Offender Registration and Notification Act (SORNA). Id. at 12. “Appellant

believes that to require [] a registration period [exceeding the statutory

sentencing maximums for the crime upon which he pled guilty] constitutes

an unusual punishment as barred by the Pennsylvania and U.S.

Constitutions[.]” Id. at 12.

Initially, we note that Appellant has presented scant legal argument in

support of his contentions and we could find his issues waived. See

Commonwealth v. Miller, 721 A.2d 1121, 1124 (Pa. Super. 1998) (“When

issues are not properly raised and developed in briefs, when briefs are

wholly inadequate to present specific issues for review, a court will not

consider the merits thereof.”). However, we are cognizant that “[s]o long as

jurisdictional requirements are met, an illegal sentence can never be waived

and may be reviewed sua sponte by this court.” Commonwealth v.

-3- J-S76038-14

Edrington, 780 A.2d 721, 723 (Pa. Super. 2001). Thus, we proceed to

examine Appellant’s claims.

Although Appellant initially frames his first issue as a challenge to the

“constitutionality” of SORNA’s 25-year registration requirement, we shall

review this claim as an objection to the legality of Appellant’s sentence since

the thrust of Appellant’s argument is that the registration requirement is

invalid because it exceeds the statutory maximum penalty for Appellant’s

offense. “Issues relating to the legality of a sentence are questions of law.

. . . Our standard of review over such questions is de novo and our scope of

review is plenary.” Commonwealth v.
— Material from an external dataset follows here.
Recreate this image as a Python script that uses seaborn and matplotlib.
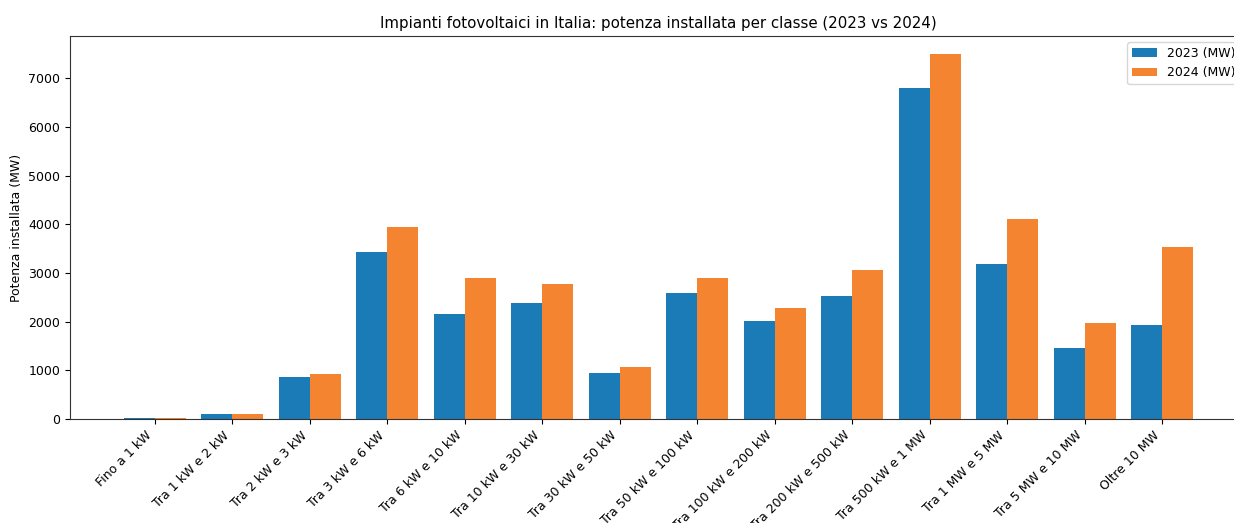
import pandas as pd
import matplotlib.pyplot as plt
import seaborn as sns

# classi di potenza e potenza installata (MW)
classi = [
    "Fino a 1 kW", "Tra 1 kW e 2 kW", "Tra 2 kW e 3 kW", "Tra 3 kW e 6 kW",
    "Tra 6 kW e 10 kW", "Tra 10 kW e 30 kW", "Tra 30 kW e 50 kW",
    "Tra 50 kW e 100 kW", "Tra 100 kW e 200 kW", "Tra 200 kW e 500 kW",
    "Tra 500 kW e 1 MW", "Tra 1 MW e 5 MW", "Tra 5 MW e 10 MW", "Oltre 10 MW",
]
mw_2023 = [25, 95, 865, 3424, 2150, 2380, 947, 2585, 2008, 2532, 6794, 3183, 1452, 1935]
mw_2024 = [27, 97, 918, 3945, 2903, 2772, 1062, 2903, 2290, 3068, 7494, 4112, 1972, 3536]
serie = ["2023 (MW)", "2024 (MW)"]

df = pd.DataFrame({
    "classe": classi * 2,
    "anno": [serie[0]] * len(classi) + [serie[1]] * len(classi),
    "potenza": mw_2023 + mw_2024,
})

plt.rcParams["font.size"] = 9

fig = plt.figure(figsize=(12.34, 5.23), dpi=100)
ax = fig.add_axes([70 / 1234, 104 / 523, 1177 / 1234, 383 / 523])

sns.barplot(data=df, x="classe", y="potenza", hue="anno", order=classi,
            palette=["#1a7bb6", "#f58430"], saturation=1, width=0.8,
            errorbar=None, ax=ax)

ax.set_xlim(-1.09, 14.09)
ax.set_ylim(0, 7494 * 1.05)
ax.set_title("Impianti fotovoltaici in Italia: potenza installata per classe (2023 vs 2024)",
             fontsize=10.8)
ax.set_xlabel("")
ax.set_ylabel("Potenza installata (MW)")
ax.tick_params(labelsize=9)
plt.setp(ax.get_xticklabels(), rotation=45, ha="right")
for s in ax.spines.values():
    s.set_color("#333333")
ax.legend(title=None, loc="upper right", fontsize=9)

fig.savefig("out.png", dpi=100)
Akbar, 91 A.3d 227, 238 (Pa.

Super. 2014). As this Court has explained:

On December 20, 2011, the legislature replaced Megan’s Law with SORNA, effective December 20, 2012, to strengthen registration requirements for sex offenders and to bring Pennsylvania into compliance with the Adam Walsh Child Protection and Safety Act, 42 U.S.C.A. § 16901 et seq. Section 9799.14 of SORNA establishes a three-tier system of specifically enumerated offenses requiring registration for differing lengths of time.

Commonwealth v. Sampolski, 89 A.3d 1287, 1288 (Pa. Super. 2014).

Unlawful contact with a minor is a Tier II offense and requires a 25-year

period of registration. See 42 Pa.C.S.A. § 9799.14(c)(5); 42 Pa.C.S.A.

§ 9799.15(a)(2).

As to Appellant’s contention that the 25-year registration requirement

is illegal because it exceeds the statutory maximum sentence for unlawful

-4- J-S76038-14

contact with a minor, this Court recently rejected a similar challenge,

stating:

In [Commonwealth v. Williams, 832 A.2d 962 (Pa. 2003),] our Supreme Court was asked to decide whether certain provisions of Megan’s Law II were constitutional as it applied to sexually violent predators (SVPs). The Williams Court specifically held that the [application of the] registration, notification, and counseling provisions of Megan’s Law II, to offenders deemed to be SVPs, were non- punitive, regulatory measures supporting a legitimate governmental purpose. Id. at 986.